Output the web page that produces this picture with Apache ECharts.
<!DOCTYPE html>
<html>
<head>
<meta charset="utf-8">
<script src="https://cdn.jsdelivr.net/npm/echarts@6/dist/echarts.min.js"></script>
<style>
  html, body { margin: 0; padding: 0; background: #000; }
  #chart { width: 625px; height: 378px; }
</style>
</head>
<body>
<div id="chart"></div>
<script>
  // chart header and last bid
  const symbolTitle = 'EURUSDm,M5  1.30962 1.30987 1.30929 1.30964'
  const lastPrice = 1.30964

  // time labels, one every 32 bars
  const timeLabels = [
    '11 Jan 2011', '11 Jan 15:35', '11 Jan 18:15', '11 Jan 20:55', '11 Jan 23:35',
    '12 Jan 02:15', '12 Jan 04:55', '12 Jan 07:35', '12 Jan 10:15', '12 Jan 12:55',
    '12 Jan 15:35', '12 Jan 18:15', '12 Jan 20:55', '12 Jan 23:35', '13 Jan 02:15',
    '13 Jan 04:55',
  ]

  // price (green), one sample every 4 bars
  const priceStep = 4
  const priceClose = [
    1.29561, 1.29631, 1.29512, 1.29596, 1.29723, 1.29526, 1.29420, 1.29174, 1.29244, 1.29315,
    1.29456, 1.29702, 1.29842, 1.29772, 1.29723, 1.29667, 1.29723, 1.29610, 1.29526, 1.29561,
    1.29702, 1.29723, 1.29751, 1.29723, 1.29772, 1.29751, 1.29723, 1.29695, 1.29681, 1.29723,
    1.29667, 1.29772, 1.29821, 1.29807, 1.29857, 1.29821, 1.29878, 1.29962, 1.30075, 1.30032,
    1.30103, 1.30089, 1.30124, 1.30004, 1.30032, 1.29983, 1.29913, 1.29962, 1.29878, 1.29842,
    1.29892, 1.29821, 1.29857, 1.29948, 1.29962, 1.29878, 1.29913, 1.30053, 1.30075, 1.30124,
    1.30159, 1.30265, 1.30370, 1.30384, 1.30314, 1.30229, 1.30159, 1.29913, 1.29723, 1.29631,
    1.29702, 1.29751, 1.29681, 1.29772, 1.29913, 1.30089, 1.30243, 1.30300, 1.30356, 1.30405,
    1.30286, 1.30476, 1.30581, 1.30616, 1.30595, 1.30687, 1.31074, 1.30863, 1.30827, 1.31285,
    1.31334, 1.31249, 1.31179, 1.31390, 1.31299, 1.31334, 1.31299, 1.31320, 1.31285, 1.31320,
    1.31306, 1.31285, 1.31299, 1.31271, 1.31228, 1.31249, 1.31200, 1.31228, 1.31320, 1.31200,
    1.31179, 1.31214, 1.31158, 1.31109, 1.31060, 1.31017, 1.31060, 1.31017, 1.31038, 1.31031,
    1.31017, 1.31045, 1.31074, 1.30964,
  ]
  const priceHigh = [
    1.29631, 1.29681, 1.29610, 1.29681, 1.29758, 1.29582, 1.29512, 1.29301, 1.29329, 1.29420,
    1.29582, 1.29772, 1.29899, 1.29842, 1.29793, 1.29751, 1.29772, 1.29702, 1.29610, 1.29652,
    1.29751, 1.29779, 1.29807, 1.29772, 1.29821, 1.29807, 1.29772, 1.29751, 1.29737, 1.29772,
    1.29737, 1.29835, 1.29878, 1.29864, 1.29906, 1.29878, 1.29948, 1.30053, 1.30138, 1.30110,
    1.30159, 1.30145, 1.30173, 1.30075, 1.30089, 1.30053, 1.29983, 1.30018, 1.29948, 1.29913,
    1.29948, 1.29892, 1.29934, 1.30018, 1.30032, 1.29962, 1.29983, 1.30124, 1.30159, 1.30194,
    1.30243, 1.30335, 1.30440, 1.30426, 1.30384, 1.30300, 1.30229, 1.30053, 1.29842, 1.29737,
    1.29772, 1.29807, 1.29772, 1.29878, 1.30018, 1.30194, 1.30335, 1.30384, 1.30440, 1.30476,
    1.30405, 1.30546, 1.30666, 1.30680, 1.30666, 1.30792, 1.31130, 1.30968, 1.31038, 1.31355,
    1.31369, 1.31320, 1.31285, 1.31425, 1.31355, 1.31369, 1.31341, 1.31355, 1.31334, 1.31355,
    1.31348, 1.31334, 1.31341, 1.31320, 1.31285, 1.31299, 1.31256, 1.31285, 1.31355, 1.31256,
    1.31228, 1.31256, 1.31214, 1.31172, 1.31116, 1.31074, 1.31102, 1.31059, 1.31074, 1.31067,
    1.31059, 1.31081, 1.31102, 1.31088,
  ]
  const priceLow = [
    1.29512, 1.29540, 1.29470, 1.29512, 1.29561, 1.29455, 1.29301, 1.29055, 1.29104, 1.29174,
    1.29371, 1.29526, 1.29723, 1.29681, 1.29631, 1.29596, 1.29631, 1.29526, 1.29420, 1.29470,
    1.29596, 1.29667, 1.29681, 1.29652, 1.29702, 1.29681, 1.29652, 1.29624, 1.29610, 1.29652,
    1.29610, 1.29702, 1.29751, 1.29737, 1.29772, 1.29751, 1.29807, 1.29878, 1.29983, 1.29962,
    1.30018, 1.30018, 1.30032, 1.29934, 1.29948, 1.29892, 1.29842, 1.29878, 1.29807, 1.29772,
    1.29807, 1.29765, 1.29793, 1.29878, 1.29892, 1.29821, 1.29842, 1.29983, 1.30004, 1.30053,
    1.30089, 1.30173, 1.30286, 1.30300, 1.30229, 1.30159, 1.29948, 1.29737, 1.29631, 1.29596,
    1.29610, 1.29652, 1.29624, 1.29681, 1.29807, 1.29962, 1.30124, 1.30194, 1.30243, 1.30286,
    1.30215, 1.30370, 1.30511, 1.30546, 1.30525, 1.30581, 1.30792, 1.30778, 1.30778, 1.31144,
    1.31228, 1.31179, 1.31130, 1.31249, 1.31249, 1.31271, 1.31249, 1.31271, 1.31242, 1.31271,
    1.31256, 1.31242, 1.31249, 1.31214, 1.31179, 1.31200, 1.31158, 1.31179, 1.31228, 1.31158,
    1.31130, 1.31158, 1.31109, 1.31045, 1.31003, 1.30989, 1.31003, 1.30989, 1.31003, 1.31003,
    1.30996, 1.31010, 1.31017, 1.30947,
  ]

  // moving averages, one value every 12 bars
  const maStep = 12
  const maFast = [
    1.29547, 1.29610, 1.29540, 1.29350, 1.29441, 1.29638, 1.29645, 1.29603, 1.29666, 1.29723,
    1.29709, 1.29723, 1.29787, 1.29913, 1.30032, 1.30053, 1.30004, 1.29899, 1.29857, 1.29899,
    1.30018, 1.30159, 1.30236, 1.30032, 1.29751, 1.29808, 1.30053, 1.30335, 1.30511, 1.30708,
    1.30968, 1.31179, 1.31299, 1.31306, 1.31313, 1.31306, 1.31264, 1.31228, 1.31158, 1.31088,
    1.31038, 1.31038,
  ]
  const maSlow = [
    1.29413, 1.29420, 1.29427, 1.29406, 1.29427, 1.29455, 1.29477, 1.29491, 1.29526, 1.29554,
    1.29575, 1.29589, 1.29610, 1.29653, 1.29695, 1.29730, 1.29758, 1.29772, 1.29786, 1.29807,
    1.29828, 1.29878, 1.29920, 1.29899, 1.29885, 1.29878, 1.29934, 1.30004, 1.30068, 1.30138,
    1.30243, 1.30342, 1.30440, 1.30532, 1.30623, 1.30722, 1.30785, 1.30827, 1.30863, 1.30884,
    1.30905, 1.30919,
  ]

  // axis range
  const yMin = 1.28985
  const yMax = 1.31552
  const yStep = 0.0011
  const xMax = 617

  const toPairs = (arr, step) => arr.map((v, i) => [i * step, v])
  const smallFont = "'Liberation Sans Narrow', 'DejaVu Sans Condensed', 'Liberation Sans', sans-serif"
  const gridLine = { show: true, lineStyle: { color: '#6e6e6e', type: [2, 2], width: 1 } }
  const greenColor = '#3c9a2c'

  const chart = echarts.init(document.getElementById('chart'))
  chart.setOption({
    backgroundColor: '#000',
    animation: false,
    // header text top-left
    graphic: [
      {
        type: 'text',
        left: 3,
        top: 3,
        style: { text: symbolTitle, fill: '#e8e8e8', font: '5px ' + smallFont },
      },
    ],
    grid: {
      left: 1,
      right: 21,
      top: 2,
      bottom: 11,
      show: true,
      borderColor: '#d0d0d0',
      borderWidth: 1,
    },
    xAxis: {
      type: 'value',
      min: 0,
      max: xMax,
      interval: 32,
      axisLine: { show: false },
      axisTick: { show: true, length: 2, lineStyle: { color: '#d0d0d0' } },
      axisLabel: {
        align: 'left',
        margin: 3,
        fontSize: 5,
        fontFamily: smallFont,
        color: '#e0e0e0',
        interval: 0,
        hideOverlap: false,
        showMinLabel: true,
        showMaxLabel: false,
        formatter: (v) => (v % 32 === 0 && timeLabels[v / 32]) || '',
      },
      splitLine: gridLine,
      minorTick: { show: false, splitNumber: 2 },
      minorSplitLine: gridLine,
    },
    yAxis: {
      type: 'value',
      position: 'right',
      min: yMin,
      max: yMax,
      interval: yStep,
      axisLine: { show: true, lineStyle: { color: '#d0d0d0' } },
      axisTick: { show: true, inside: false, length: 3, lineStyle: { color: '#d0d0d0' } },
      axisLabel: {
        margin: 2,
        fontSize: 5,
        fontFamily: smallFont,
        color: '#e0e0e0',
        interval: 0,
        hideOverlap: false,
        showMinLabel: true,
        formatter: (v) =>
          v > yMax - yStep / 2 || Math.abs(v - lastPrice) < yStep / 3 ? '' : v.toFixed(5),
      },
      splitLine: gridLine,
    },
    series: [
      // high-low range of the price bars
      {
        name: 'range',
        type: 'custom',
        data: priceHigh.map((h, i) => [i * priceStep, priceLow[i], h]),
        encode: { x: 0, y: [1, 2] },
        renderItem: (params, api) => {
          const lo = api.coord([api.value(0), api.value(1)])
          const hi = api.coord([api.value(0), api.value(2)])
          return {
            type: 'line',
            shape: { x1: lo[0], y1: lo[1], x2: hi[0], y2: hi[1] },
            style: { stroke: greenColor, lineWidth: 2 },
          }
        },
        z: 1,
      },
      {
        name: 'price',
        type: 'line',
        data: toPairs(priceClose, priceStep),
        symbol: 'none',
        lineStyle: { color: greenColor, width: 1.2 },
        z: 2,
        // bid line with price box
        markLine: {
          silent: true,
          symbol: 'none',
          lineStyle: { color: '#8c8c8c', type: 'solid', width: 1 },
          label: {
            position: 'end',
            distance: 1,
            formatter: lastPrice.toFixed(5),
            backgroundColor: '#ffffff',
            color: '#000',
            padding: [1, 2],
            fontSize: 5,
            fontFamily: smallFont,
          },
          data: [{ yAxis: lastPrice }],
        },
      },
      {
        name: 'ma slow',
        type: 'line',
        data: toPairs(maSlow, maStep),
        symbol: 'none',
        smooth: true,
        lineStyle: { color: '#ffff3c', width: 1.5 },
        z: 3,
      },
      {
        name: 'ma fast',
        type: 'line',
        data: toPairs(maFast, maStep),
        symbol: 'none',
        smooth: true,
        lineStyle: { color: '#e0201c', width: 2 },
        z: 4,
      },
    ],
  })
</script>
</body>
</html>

== == ==

EXERCISE REQUIREMENTS. Using the data above, restate word for word the lines from its opening line through the line that contains "const lastPrice = 1.30964", and no more.

SOLUTION TO THE PROBLEM.
Output the web page that produces this picture with Apache ECharts.
<!DOCTYPE html>
<html>
<head>
<meta charset="utf-8">
<script src="https://cdn.jsdelivr.net/npm/echarts@6/dist/echarts.min.js"></script>
<style>
  html, body { margin: 0; padding: 0; background: #000; }
  #chart { width: 625px; height: 378px; }
</style>
</head>
<body>
<div id="chart"></div>
<script>
  // chart header and last bid
  const symbolTitle = 'EURUSDm,M5  1.30962 1.30987 1.30929 1.30964'
  const lastPrice = 1.30964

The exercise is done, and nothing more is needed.